**Stated exercise:** Locate each line below that includes "this" and reproduce it.

**Provided data:**

* begin *

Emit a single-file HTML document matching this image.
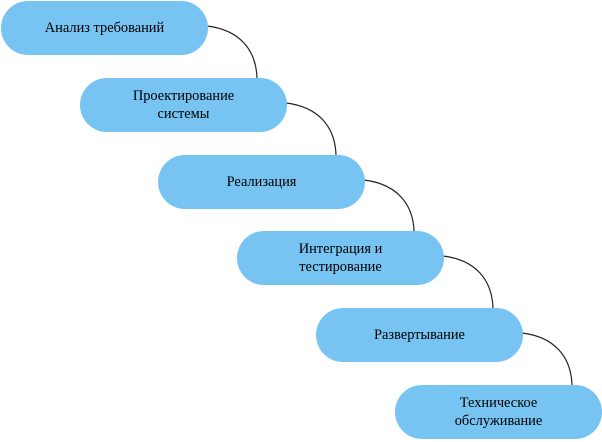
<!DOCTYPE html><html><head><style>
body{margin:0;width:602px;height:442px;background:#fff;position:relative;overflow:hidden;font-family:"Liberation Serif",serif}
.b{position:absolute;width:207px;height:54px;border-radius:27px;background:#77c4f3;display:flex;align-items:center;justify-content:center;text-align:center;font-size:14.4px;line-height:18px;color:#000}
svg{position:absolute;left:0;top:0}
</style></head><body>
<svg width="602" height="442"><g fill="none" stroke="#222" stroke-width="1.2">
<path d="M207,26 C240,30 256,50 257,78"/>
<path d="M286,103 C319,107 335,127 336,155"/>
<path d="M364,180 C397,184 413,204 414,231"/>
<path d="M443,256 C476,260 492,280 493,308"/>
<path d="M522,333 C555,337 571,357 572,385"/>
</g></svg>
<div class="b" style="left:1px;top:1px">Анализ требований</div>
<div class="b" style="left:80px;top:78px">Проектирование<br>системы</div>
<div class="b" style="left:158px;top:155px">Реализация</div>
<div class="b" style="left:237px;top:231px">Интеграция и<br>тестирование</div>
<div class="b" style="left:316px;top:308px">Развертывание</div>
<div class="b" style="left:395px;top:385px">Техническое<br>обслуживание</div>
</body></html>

* end *
* begin *

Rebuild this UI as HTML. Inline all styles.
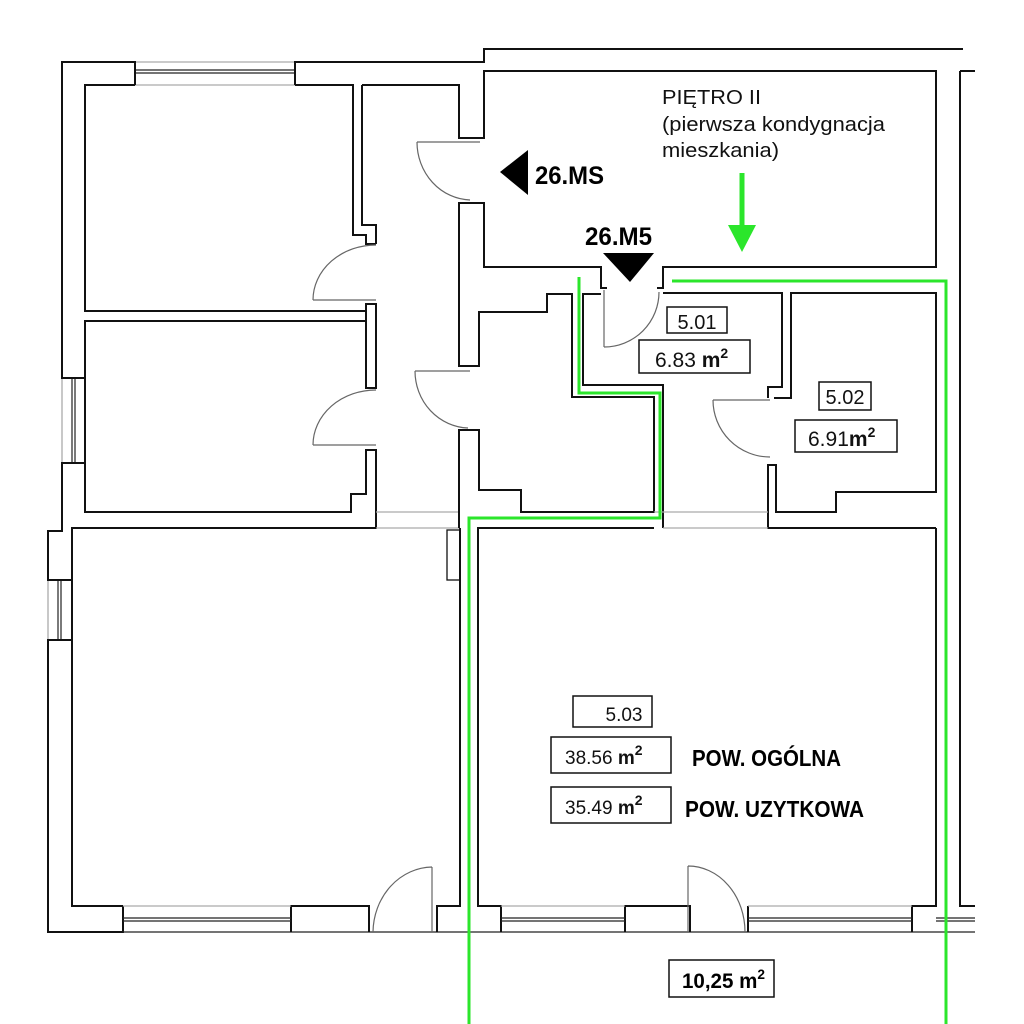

* end *

**Solution to the problem:**
Emit a single-file HTML document matching this image.
Rebuild this UI as HTML. Inline all styles.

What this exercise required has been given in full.